D'un côté, le premier ministre Erdogan téléphone à la romancière Elif Safak, acquittée, pour lui déclarer sa satisfaction. De l'autre, il laisse les partis nationalistes faire exclure des prochaines réformes le fameux article 301 du code pénal, celui qui envoie en prison toute personne "dénigrant l'identité turque". Les termes de cette loi sont si vagues qu'ils permettent aux nationalistes de fouler aux pieds les engagements de la Turquie envers l'UE sur la liberté d'expression.

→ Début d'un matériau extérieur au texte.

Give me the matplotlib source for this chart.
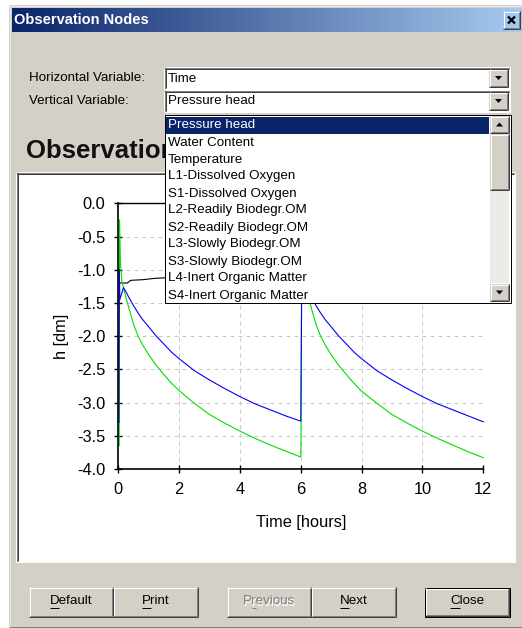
import numpy as np
import matplotlib
matplotlib.use('Agg')
import matplotlib.pyplot as plt
from matplotlib.patches import Rectangle, Polygon
from matplotlib.colors import LinearSegmentedColormap
from matplotlib.ticker import FormatStrFormatter

plt.rcParams['font.family'] = ['Liberation Sans', 'DejaVu Sans']
plt.rcParams['axes.unicode_minus'] = False

W, H = 522, 628

## Data
blue_t = [0.00, 0.02, 0.035, 0.05, 0.17, 0.25, 0.35, 0.50, 0.65, 0.80, 1.00, 1.25, 1.50,
          1.75, 2.00, 2.50, 3.00, 3.50, 4.00, 4.50, 5.00, 5.50, 6.00,
          6.01, 6.035, 6.05, 6.17, 6.25, 6.35, 6.50, 6.65, 6.80, 7.00, 7.25, 7.50,
          7.75, 8.00, 8.50, 9.00, 9.50, 10.00, 10.50, 11.00, 11.50, 12.00]
blue_h = [-3.30, -3.30, -1.00, -1.45, -1.27, -1.33, -1.42, -1.54, -1.65, -1.75, -1.86, -2.00, -2.12,
          -2.24, -2.34, -2.52, -2.66, -2.79, -2.91, -3.02, -3.11, -3.20, -3.28,
          -2.55, -1.00, -1.45, -1.27, -1.33, -1.42, -1.54, -1.65, -1.75, -1.86, -2.00, -2.12,
          -2.24, -2.34, -2.52, -2.66, -2.79, -2.91, -3.02, -3.11, -3.20, -3.29]

green_t = [0.00, 0.03, 0.04, 0.07, 0.12, 0.20, 0.30, 0.40, 0.50, 0.65, 0.80, 1.00, 1.25,
           1.50, 1.75, 2.00, 2.50, 3.00, 3.50, 4.00, 4.50, 5.00, 5.50, 6.00,
           6.01, 6.03, 6.07, 6.12, 6.20, 6.30, 6.40, 6.50, 6.65, 6.80, 7.00, 7.25,
           7.50, 7.75, 8.00, 8.50, 9.00, 9.50, 10.00, 10.50, 11.00, 11.50, 12.00]
green_h = [-3.65, -3.65, -0.25, -0.90, -1.18, -1.33, -1.50, -1.66, -1.82, -2.00, -2.13, -2.28, -2.44,
           -2.58, -2.71, -2.82, -3.01, -3.18, -3.31, -3.43, -3.54, -3.64, -3.73, -3.82,
           -3.30, -0.30, -0.90, -1.18, -1.33, -1.50, -1.66, -1.82, -2.00, -2.13, -2.28, -2.44,
           -2.58, -2.71, -2.83, -3.01, -3.18, -3.31, -3.43, -3.54, -3.64, -3.74, -3.83]

black_t = [0.00, 0.30, 0.40, 0.80, 1.20, 1.60, 3.00, 6.00, 9.00, 12.00]
black_h = [-1.20, -1.20, -1.16, -1.15, -1.13, -1.12, -1.06, -0.98, -0.92, -0.88]

x_ticks = [0, 2, 4, 6, 8, 10, 12]
y_ticks = [0.0, -0.5, -1.0, -1.5, -2.0, -2.5, -3.0, -3.5, -4.0]

list_items = ['Pressure head', 'Water Content', 'Temperature', 'L1-Dissolved Oxygen',
              'S1-Dissolved Oxygen', 'L2-Readily Biodegr.OM', 'S2-Readily Biodegr.OM',
              'L3-Slowly Biodegr.OM', 'S3-Slowly Biodegr.OM', 'L4-Inert Organic Matter',
              'S4-Inert Organic Matter']
buttons = ['Default', 'Print', 'Previous', 'Next', 'Close']
mnemonic = [0, 0, 1, 0, 0]

FACE, SHADOW, DARK, LIGHT, NAVY = '#D4D0C8', '#808080', '#404040', '#FFFFFF', '#0A246A'
PX = 0.72  # one pixel in points at dpi 100
UI = 9.6


def hl(ax, x0, x1, y, c):
    ax.plot([x0, x1], [y, y], color=c, lw=PX, solid_capstyle='butt')


def vl(ax, x, y0, y1, c):
    ax.plot([x, x], [y0, y1], color=c, lw=PX, solid_capstyle='butt')


def raised(ax, x0, y0, x1, y1, default=False):
    ax.add_patch(Rectangle((x0, y0), x1 - x0, y1 - y0, fc=FACE, ec='none'))
    if default:
        ax.add_patch(Rectangle((x0 + 0.5, y0 + 0.5), x1 - x0 - 1, y1 - y0 - 1,
                               fc='none', ec='black', lw=PX))
        x0, y0, x1, y1 = x0 + 1, y0 + 1, x1 - 1, y1 - 1
    hl(ax, x0, x1, y0 + 0.5, LIGHT)
    vl(ax, x0 + 0.5, y0, y1, LIGHT)
    hl(ax, x0, x1, y1 - 0.5, DARK)
    vl(ax, x1 - 0.5, y0, y1, DARK)
    hl(ax, x0 + 1, x1 - 1, y1 - 1.5, SHADOW)
    vl(ax, x1 - 1.5, y0 + 1, y1 - 1, SHADOW)


def sunken(ax, x0, y0, x1, y1, fc='white'):
    ax.add_patch(Rectangle((x0, y0), x1 - x0, y1 - y0, fc=fc, ec='none'))
    hl(ax, x0, x1, y0 + 0.5, SHADOW)
    vl(ax, x0 + 0.5, y0, y1, SHADOW)
    hl(ax, x0 + 1, x1 - 1, y0 + 1.5, DARK)
    vl(ax, x0 + 1.5, y0 + 1, y1 - 1, DARK)
    hl(ax, x0, x1, y1 - 0.5, LIGHT)
    vl(ax, x1 - 0.5, y0, y1, LIGHT)


def arrow(ax, cx, cy, up=False):
    s = -1 if up else 1
    ax.add_patch(Polygon([(cx - 3.5, cy - 2 * s), (cx + 3.5, cy - 2 * s), (cx, cy + 2 * s)],
                         closed=True, fc='black', ec='none'))


fig = plt.figure(figsize=(W / 100, H / 100), dpi=100, facecolor='white')

## Dialog background
bg = fig.add_axes([0, 0, 1, 1], zorder=0)
bg.set_xlim(0, W)
bg.set_ylim(H, 0)
bg.axis('off')

bg.add_patch(Rectangle((9, 5), W - 9, 622, fc=FACE, ec='none', zorder=0.5))
vl(bg, 9.5, 5, 627, '#E8E6E2')
hl(bg, 9, W, 5.5, '#E8E6E2')
hl(bg, 9, W, 626.5, SHADOW)

cmap = LinearSegmentedColormap.from_list('title', [NAVY, '#A6CAF0'])
bg.imshow(np.linspace(0, 1, 256)[None, :], cmap=cmap, extent=(12, W, 32, 8),
          aspect='auto', zorder=1.5)
bg.set_xlim(0, W)
bg.set_ylim(H, 0)
bg.text(14, 20.5, 'Observation Nodes', color='white', fontsize=10.5, fontweight='bold',
        va='center', ha='left', zorder=3)
raised(bg, 503, 11, 520, 29)
bg.plot([508, 515], [16.5, 23.5], color='black', lw=1.6, solid_capstyle='butt')
bg.plot([508, 515], [23.5, 16.5], color='black', lw=1.6, solid_capstyle='butt')

bg.text(29, 78, 'Horizontal Variable:', fontsize=UI, va='center')
bg.text(29, 101, 'Vertical Variable:', fontsize=UI, va='center')

for (y0, y1, txt) in [(67, 89, 'Time'), (90, 112, 'Pressure head')]:
    sunken(bg, 164, y0, 510, y1)
    bg.text(168, (y0 + y1) / 2 + 0.5, txt, fontsize=UI, va='center')
    raised(bg, 489, y0 + 2, 508, y1 - 2)
    arrow(bg, 498.5, (y0 + y1) / 2)

sunken(bg, 16, 172, 515, 562)
bg.text(26, 151, 'Observation', fontsize=18.5, fontweight='bold',
        va='center', ha='left', color='#111111')

## Buttons
renderer = fig.canvas.get_renderer()
bx = [(29, 113), (113, 198), (227, 311), (311, 396), (424, 510)]
for i, (label, (x0, x1)) in enumerate(zip(buttons, bx)):
    raised(bg, x0, 587, x1, 617, default=(label == 'Close'))
    cx, cy = (x0 + x1) / 2, 601.5
    color = 'black'
    if label == 'Previous':
        color = SHADOW
        bg.text(cx + 1, cy + 1, label, fontsize=UI, ha='center', va='center', color='white')
    t = bg.text(cx, cy, label, fontsize=UI, ha='center', va='center', color=color)
    # underline the access key
    full = t.get_window_extent(renderer).width
    pre = bg.text(0, 0, label[:mnemonic[i]], fontsize=UI)
    upto = bg.text(0, 0, label[:mnemonic[i] + 1], fontsize=UI)
    w_pre = pre.get_window_extent(renderer).width if mnemonic[i] else 0
    w_upto = upto.get_window_extent(renderer).width
    pre.remove()
    upto.remove()
    left = cx - full / 2
    hl(bg, left + w_pre, left + w_upto, cy + 6.5, color)

## Chart
ax = fig.add_axes([118.3 / W, 1 - 469 / H, 365 / W, 265.7 / H], zorder=1)
ax.patch.set_visible(False)
ax.axhline(0, color='black', lw=1.0, clip_on=False)
ax.plot(black_t, black_h, color='black', lw=0.8, clip_on=False)
ax.plot(green_t, green_h, color='#00E000', lw=0.8, clip_on=False)
ax.plot(blue_t, blue_h, color='#0000FF', lw=0.8, clip_on=False)

ax.set_xlim(0, 12)
ax.set_ylim(-4, 0)
ax.set_xticks(x_ticks)
ax.set_yticks(y_ticks)
ax.yaxis.set_major_formatter(FormatStrFormatter('%.1f'))
ax.spines['top'].set_visible(False)
ax.spines['right'].set_visible(False)
for s in ['left', 'bottom']:
    ax.spines[s].set_linewidth(1.2)
    ax.spines[s].set_color('black')
ax.tick_params(direction='inout', length=6, width=1.0, labelsize=11.8, colors='black')
ax.tick_params(axis='y', pad=6.3)
ax.tick_params(axis='x', pad=6.5)
ax.grid(True, color='#C8C8C8', lw=0.72, linestyle=(0, (4, 4)))
ax.get_xgridlines()[-1].set_visible(False)
ax.get_ygridlines()[0].set_visible(False)
ax.set_xlabel('Time [hours]', fontsize=11.8, labelpad=13)
ax.set_ylabel('h [dm]', fontsize=11.8, labelpad=6)

## Drop-down list on top of everything
ov = fig.add_axes([0, 0, 1, 1], zorder=3)
ov.set_xlim(0, W)
ov.set_ylim(H, 0)
ov.axis('off')
ov.add_patch(Rectangle((164.5, 114.5), 346, 188, fc='white', ec='black', lw=PX))
ov.add_patch(Rectangle((166, 117), 323, 16.5, fc=NAVY, ec='none'))
for i, item in enumerate(list_items):
    ov.text(168, 125.5 + 17 * i, item, fontsize=UI, va='center',
            color='white' if i == 0 else 'black')
ov.add_patch(Rectangle((490, 133), 19, 150, fc='#ECEAE6', ec='none'))
raised(ov, 490, 116, 509, 133)
arrow(ov, 499.5, 124.5, up=True)
raised(ov, 490, 134, 509, 190)
raised(ov, 490, 284, 509, 301)
arrow(ov, 499.5, 292.5)

fig.savefig('out.png', dpi=100, facecolor='white')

D'un côté, Erdogan proclame une politique de "torture, tolérance zéro". De l'autre, les cas de tortures allégués se poursuivent, confortés par les nouvelles techniques d'interrogatoire des Américains. Dans le sud-est de la Turquie, se multiplient exécutions sommaires, enlèvements, attentats et tortures perpétrés par les services de sécurité, qui alimentent ainsi en nouveaux sympathisants les troupes de la guérilla (le PKK). Dans cette région, près de 15 millions de Kurdes sont pris en otage entre la guérilla et l'armée. Pour les experts de l'UE, et pour le gouvernement turc, le problème de la minorité kurde n'est qu'une question de niveau de vie...
D'un côté, M. Abdullah Gül assure à Bruxelles que des réformes sont en cours, de l'autre, les législateurs turcs ignorent les règles de précision et d'exactitude en vigueur dans toute législation démocratique. Ainsi, la nouvelle loi antiterroriste, votée en juin, est si mal rédigée qu'elle peut faire inculper comme terroriste n'importe quel Kurde pacifique, n'importe quel journaliste exerçant son métier. La Turquie, prochaine fiancée de l'Europe selon les voeux de M. Abdullah Gül, est en pleine crise d'identité. Elle est certes malade. Mais ne la rejetons pas : aidons-la plutôt à guérir.
Claude Edelmann, cinéaste, est membre du Collectif pour les droits de l'homme en Turquie.